Walden: Wayne good for retirees
By Steve Herring
Published in News on September 5, 2013 1:46 PM
Economist Dr. Michael Walden makes a point during Thursday's economic outlook forum at the Goldsboro Country Club. Walden said that Wayne County has a "lot of good things" going for it.
Wayne County has a "lot of good things" going for it, renowned economist Dr. Michael Walden told a gathering at Thursday's economic outlook forum at the Goldsboro Country Club.
Manufacturing has "done fairly well," and agriculture is a key as well, he said.
"I don't need to say that Seymour Johnson (Air Force Base) is crucial," he said. "We certainly want to keep Seymour Johnson here."
Walden is a William Neal Reynolds professor and North Carolina Cooperative Extension economist in the Department of Agriculture and Resource Economics of North Carolina University's College of Agriculture and Life Sciences.
During the Chamber of Commerce forum sponsored by the Wayne County Economic Development Commission, Walden examined the national and state economies before focusing in closer to home.
Walden said there are two things that the county can look ahead to "economically wise."
"We saw a slowdown of this trend during the recession because of the inability of people to sell their homes," he said. "But now that the home market is back you are going to start to see the movement of retirees accelerated.
"One of the things we saw prior to the recession was a trend for retirees, particularly in the North and Midwest to move once they retired out of those iceboxes."
North Carolina, even during the recession, has done a good job attracting those people, he said.
"I would argue to you that if you are able to attract retirees to Goldsboro... those retirees bring their pensions and Social Security, and they don't bring children to educate, that is expensive, that is economic development," Walden said.
"You might want to think about a campaign to advertise Goldsboro, 'Your next home,'" he said.
The second concerns the ongoing widening of the Panama Canal to handle large supercargo ships. That upgrade will allow ships to travel from the West Coast to the East Coast more economically, he said. North Carolina lacks the deep-water ports to handle the ships, he said. However, trucks that will transport the cargo will travel along Interstate 95.

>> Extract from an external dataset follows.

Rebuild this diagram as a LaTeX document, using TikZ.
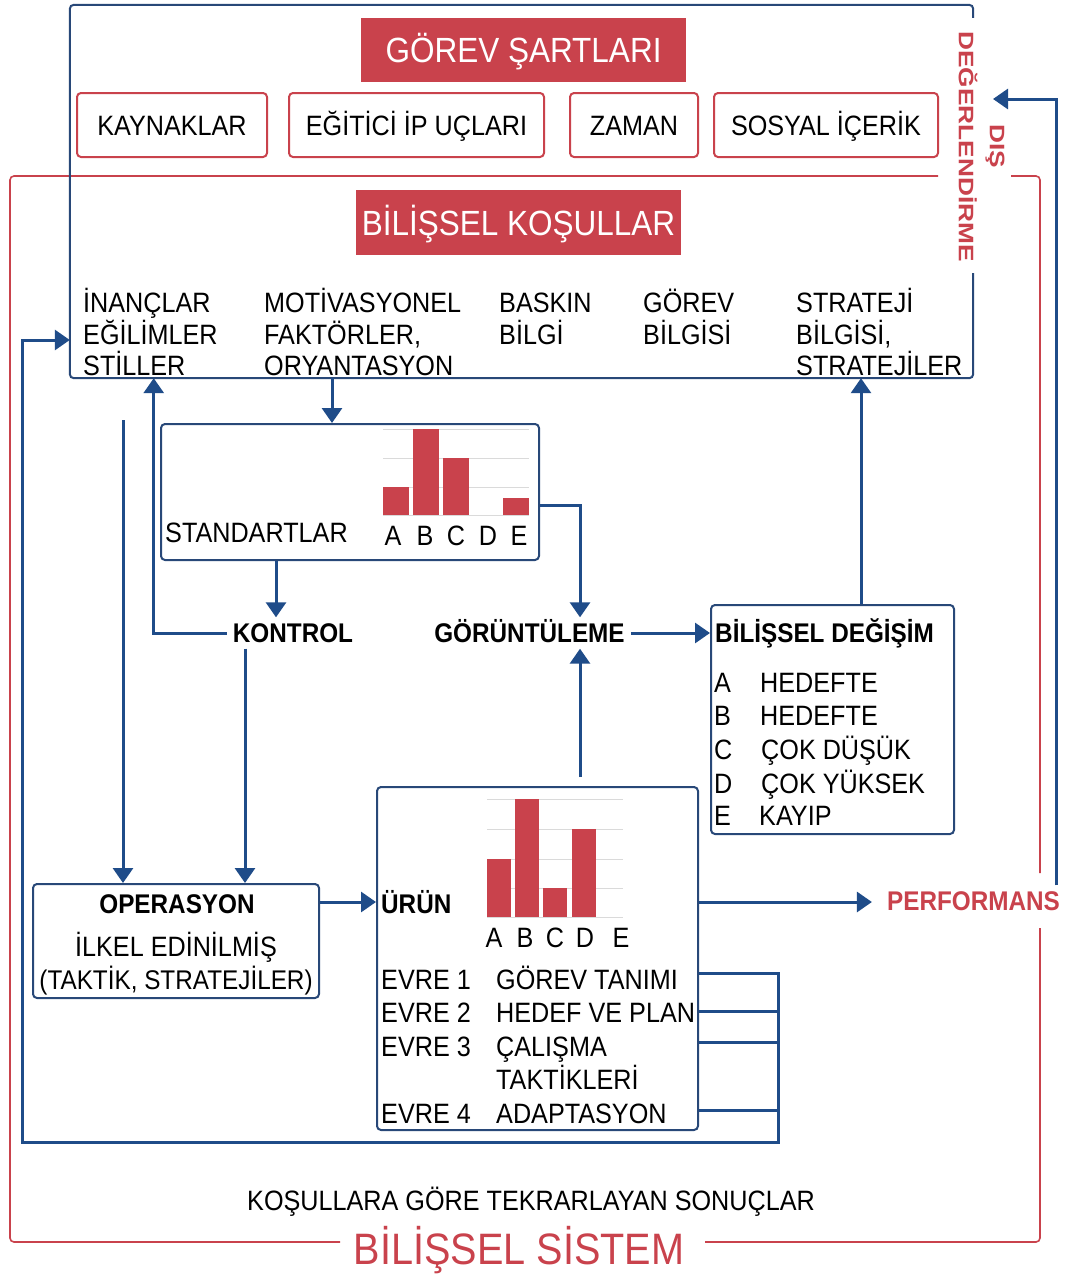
\documentclass[tikz,border=0pt]{standalone}
\usepackage{fontspec}
\setmainfont{Liberation Sans}[FakeStretch=0.9]
\newfontfamily\widefont{Liberation Sans}[FakeStretch=1.25]
\usetikzlibrary{arrows.meta,calc}
\definecolor{myred}{RGB}{201,66,76}
\definecolor{myblue}{RGB}{31,76,137}
\definecolor{boxblue}{RGB}{40,72,120}
\definecolor{gridgray}{RGB}{218,218,218}
\begin{document}
\begin{tikzpicture}[x=1pt,y=-1pt,
  txt/.style={font=\fontsize{28}{32}\selectfont, inner sep=0pt, anchor=base west},
  ctxt/.style={font=\fontsize{28}{32}\selectfont, inner sep=0pt, anchor=base},
  btxt/.style={font=\bfseries\fontsize{27}{32}\selectfont, inner sep=6pt, text height=19pt, text depth=0pt},
  conn/.style={draw=myblue, line width=3pt, -{Triangle[length=15pt,width=20pt]}},
  plain/.style={draw=myblue, line width=3pt},
  bluebox/.style={draw=boxblue, line width=2pt, rounded corners=4pt, inner sep=0pt},
  redbox/.style={draw=myred, line width=2pt, rounded corners=4pt, inner sep=0pt,
     font=\fontsize{28}{32}\selectfont, text height=20pt, text depth=0pt},
  redtitle/.style={fill=myred, text=white, inner sep=0pt,
     font=\fontsize{35}{40}\selectfont, text height=25pt, text depth=0pt},
  redframe/.style={draw=myred, line width=1.6pt, rounded corners=4pt},
  bar/.style={fill=myred},
  grid/.style={draw=gridgray, line width=1pt},
]
\useasboundingbox (0,0) rectangle (1079,1274);
\fill[white] (0,0) rectangle (1079,1274);

% ---------- outer red frame (BILISSEL SISTEM) ----------
\draw[redframe] (938,176) -- (10,176) -- (10,1242) -- (340,1242);
\draw[redframe] (705,1242) -- (1040,1242) -- (1040,928);
\draw[redframe] (1040,873) -- (1040,176) -- (1011,176);

% ---------- cognitive conditions frame ----------
\node[minimum width=903, minimum height=373, inner sep=0pt] (kosul) at (521.5,191.5) {};
\draw[draw=boxblue, line width=2pt, rounded corners=4pt]
  ($(kosul.north east)+(0,13)$) -- (kosul.north east) -- (kosul.north west)
  -- (kosul.south west) -- (kosul.south east) -- ($(kosul.south east)+(0,-105)$);

% titles
\node[redtitle, minimum width=325, minimum height=64] (gorev) at (523.5,50) {GÖREV ŞARTLARI};
\node[redtitle, minimum width=325, minimum height=65] (kosullar) at (518.5,222.5) {BİLİŞSEL KOŞULLAR};

% task condition boxes
\node[redbox, minimum width=190, minimum height=64] (kaynak) at (172,125) {KAYNAKLAR};
\node[redbox, minimum width=255, minimum height=64] (egitici) at (416.5,125) {EĞİTİCİ İP UÇLARI};
\node[redbox, minimum width=128, minimum height=64] (zaman) at (634,125) {ZAMAN};
\node[redbox, minimum width=224, minimum height=64] (sosyal) at (826,125) {SOSYAL İÇERİK};

% external evaluation label
\node[rotate=-90, text=myred, inner sep=0pt, align=center,
      font=\widefont\bfseries\fontsize{21}{31}\selectfont] (dis) at (981.5,146.5) {DIŞ\\DEĞERLENDİRME};

% columns
\node[txt] (c1a) at (83,312) {İNANÇLAR};
\node[txt] (c1b) at (83,344) {EĞİLİMLER};
\node[txt] (c1c) at (83,375) {STİLLER};
\node[txt] (c2a) at (264,312) {MOTİVASYONEL};
\node[txt] (c2b) at (264,344) {FAKTÖRLER,};
\node[txt] (c2c) at (264,375) {ORYANTASYON};
\node[txt] (c3a) at (499,312) {BASKIN};
\node[txt] (c3b) at (499,344) {BİLGİ};
\node[txt] (c4a) at (643,312) {GÖREV};
\node[txt] (c4b) at (643,344) {BİLGİSİ};
\node[txt] (c5a) at (796,312) {STRATEJİ};
\node[txt] (c5b) at (796,344) {BİLGİSİ,};
\node[txt] (c5c) at (796,375) {STRATEJİLER};

% ---------- STANDARTLAR ----------
\node[bluebox, minimum width=378, minimum height=136] (std) at (350,492) {};
\node[txt] (stdlbl) at (165,542) {STANDARTLAR};
\draw[grid] (383,429) -- (529,429);
\draw[grid] (383,458) -- (529,458);
\draw[grid] (383,487) -- (529,487);
\draw[grid] (383,515) -- (529,515);
\fill[bar] (383,487) rectangle (409,515);
\fill[bar] (413,429) rectangle (439,515);
\fill[bar] (443,458) rectangle (469,515);
\fill[bar] (503,498) rectangle (529,515);
\node[ctxt] (sA) at (393,545) {A};
\node[ctxt] (sB) at (425,545) {B};
\node[ctxt] (sC) at (456,545) {C};
\node[ctxt] (sD) at (488,545) {D};
\node[ctxt] (sE) at (519,545) {E};

% ---------- middle labels ----------
\node[btxt] (kontrol) at (293,633) {KONTROL};
\node[btxt] (gorunt) at (529.5,633) {GÖRÜNTÜLEME};

% ---------- BILISSEL DEGISIM ----------
\node[bluebox, minimum width=243, minimum height=229] (degisim) at (832.5,719.5) {};
\node[font=\bfseries\fontsize{27}{32}\selectfont, inner sep=0pt, anchor=base west] (degt) at (715,642) {BİLİŞSEL DEĞİŞİM};
\node[txt] (dA) at (714,692) {A};
\node[txt] (dB) at (714,725) {B};
\node[txt] (dC) at (714,759) {C};
\node[txt] (dD) at (714,793) {D};
\node[txt] (dE) at (714,825) {E};
\node[txt] (dA2) at (760,692) {HEDEFTE};
\node[txt] (dB2) at (760,725) {HEDEFTE};
\node[txt] (dC2) at (761,759) {ÇOK DÜŞÜK};
\node[txt] (dD2) at (761,793) {ÇOK YÜKSEK};
\node[txt] (dE2) at (759,825) {KAYIP};

% ---------- OPERASYON ----------
\node[bluebox, minimum width=286, minimum height=114] (oper) at (176,941) {};
\node[font=\bfseries\fontsize{27}{32}\selectfont, inner sep=0pt, anchor=base] (opt) at (177,913) {OPERASYON};
\node[ctxt] (op1) at (176,956) {İLKEL EDİNİLMİŞ};
\node[ctxt, font=\fontsize{27}{32}\selectfont] (op2) at (176,989) {(TAKTİK, STRATEJİLER)};

% ---------- URUN ----------
\node[bluebox, minimum width=321, minimum height=343] (urun) at (537.5,958.5) {};
\node[font=\bfseries\fontsize{27}{32}\selectfont, inner sep=0pt, anchor=base west] (urunt) at (381,913) {ÜRÜN};
\draw[grid] (487,799) -- (623,799);
\draw[grid] (487,829) -- (623,829);
\draw[grid] (487,859) -- (623,859);
\draw[grid] (487,888) -- (623,888);
\draw[grid] (487,917) -- (623,917);
\fill[bar] (487,859) rectangle (511,917);
\fill[bar] (515,799) rectangle (539,917);
\fill[bar] (543,888) rectangle (567,917);
\fill[bar] (572,829) rectangle (596,917);
\node[ctxt] (uA) at (494,947) {A};
\node[ctxt] (uB) at (525,947) {B};
\node[ctxt] (uC) at (555,947) {C};
\node[ctxt] (uD) at (585,947) {D};
\node[ctxt] (uE) at (621,947) {E};
\node[txt] (e1) at (381,989) {EVRE 1};
\node[txt] (e2) at (381,1022) {EVRE 2};
\node[txt] (e3) at (381,1056) {EVRE 3};
\node[txt] (e4) at (381,1123) {EVRE 4};
\node[txt] (e1t) at (496,989) {GÖREV TANIMI};
\node[txt] (e2t) at (496,1022) {HEDEF VE PLAN};
\node[txt] (e3t) at (496,1056) {ÇALIŞMA};
\node[txt] (e3u) at (496,1089) {TAKTİKLERİ};
\node[txt] (e4t) at (496,1123) {ADAPTASYON};

% ---------- PERFORMANS ----------
\node[btxt, text=myred, inner xsep=15pt] (perf) at (973.5,901) {PERFORMANS};

% ---------- bottom labels ----------
\node[ctxt] (tekrar) at (531,1210) {KOŞULLARA GÖRE TEKRARLAYAN SONUÇLAR};
\node[font=\fontsize{44}{48}\selectfont, text=myred, inner sep=0pt, anchor=base] (sistem) at (519,1264) {BİLİŞSEL SİSTEM};

% ---------- connectors ----------
\coordinate (freetop) at (123,420);
\coordinate (distip) at (993,99);
\coordinate (loopcorner) at (778,1142);
\coordinate (looptop) at (22,340);

\draw[conn] ([xshift=-18pt]std.north |- kosul.south) -- ([xshift=-18pt]std.north);
\draw[conn] ([xshift=-74pt]std.south) -- ([xshift=-74pt]std.south |- kontrol.north);
\draw[conn] (kontrol.west) -| ([xshift=-73pt]kontrol.west |- kosul.south);
\draw[conn] ([xshift=-48pt]kontrol.south) -- ([xshift=-48pt]kontrol.south |- oper.north);
\draw[conn] (freetop) -- (freetop |- oper.north);
\draw[conn] ([yshift=-13pt]std.east) -| ([xshift=50.5pt]gorunt.north);
\draw[conn, shorten <=9pt] ([xshift=50.5pt]gorunt.south |- urun.north) -- ([xshift=50.5pt]gorunt.south);
\draw[conn] (gorunt.east) -- (gorunt.east -| degisim.west);
\draw[conn] ([xshift=28.5pt]degisim.north) -- ([xshift=28.5pt]degisim.north |- kosul.south);
\draw[conn] ([yshift=39pt]oper.east) -- ([yshift=39pt]oper.east -| urun.west);
\draw[conn] ([yshift=56.5pt]urun.east) -- ([yshift=56.5pt]urun.east -| perf.west);
\draw[conn] ([xshift=82.5pt]perf.north) |- (distip);

% feedback loop from phases
\draw[conn] ([yshift=-14.5pt]urun.east) -| (loopcorner) -| (looptop) -- (looptop -| kosul.west);
\draw[plain] ([yshift=-52.5pt]urun.east) -- ([yshift=-52.5pt]urun.east -| loopcorner);
\draw[plain] ([yshift=-83.5pt]urun.east) -- ([yshift=-83.5pt]urun.east -| loopcorner);
\draw[plain] ([yshift=-151.5pt]urun.east) -- ([yshift=-151.5pt]urun.east -| loopcorner);
\end{tikzpicture}
\end{document}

"There are going to be warehouses and transferral points," he said. "There is going to be a need for places for those truckers to eat and stay.
"So this is perhaps something you can keep thinking about as whether, in terms of economic development, if you can take advantage of that."
Those two would be in addition to what the county already is doing, Walden said.
However, there are challenges still to be faced, including education and fiscal challenges, he said.
Walden said he wrote a book several years ago looking at North Carolina starting around 1975 and how the state had moved away from textiles and tobacco.
In writing the book, Walden said he discovered that the state, like the nation, had recessions and recoveries.
"But ours tend to be more volatile," he said. "Which is to say that we have deeper recessions, and actually we have had stronger recoveries."
Job growth in the state's metropolitan areas over the past three years has varied according to region, Walden said.
Charlotte has experienced the most at 10.1 percent, followed by Raleigh, 7.9. Goldsboro is at 1.9, he said.
"Now the immediate question you are asking is why is our unemployment rate so high?" he said. "Why is it still higher than the nation?"
There are two reasons, Walden said. One is the state's manufacturing market. Twice as much of the state's economy is based on manufacturing than in the nation, he said. But manufacturing is going through a transition using more machinery and fewer people, Walden said.
"The other reason though that we have a slightly higher unemployment rate is people continue to move here even during the recession," Walden said. "If you look at all 50 states, we have the highest number of what is called in immigrants -- these folks coming from other states, not from other countries.
Walden said he has adjusted the state's unemployment rate to take those two factors into account.
Rather than in the high 8-percent range, it would be in the high 6-percent range, he said.
"It would actually be below the national average," Walden said.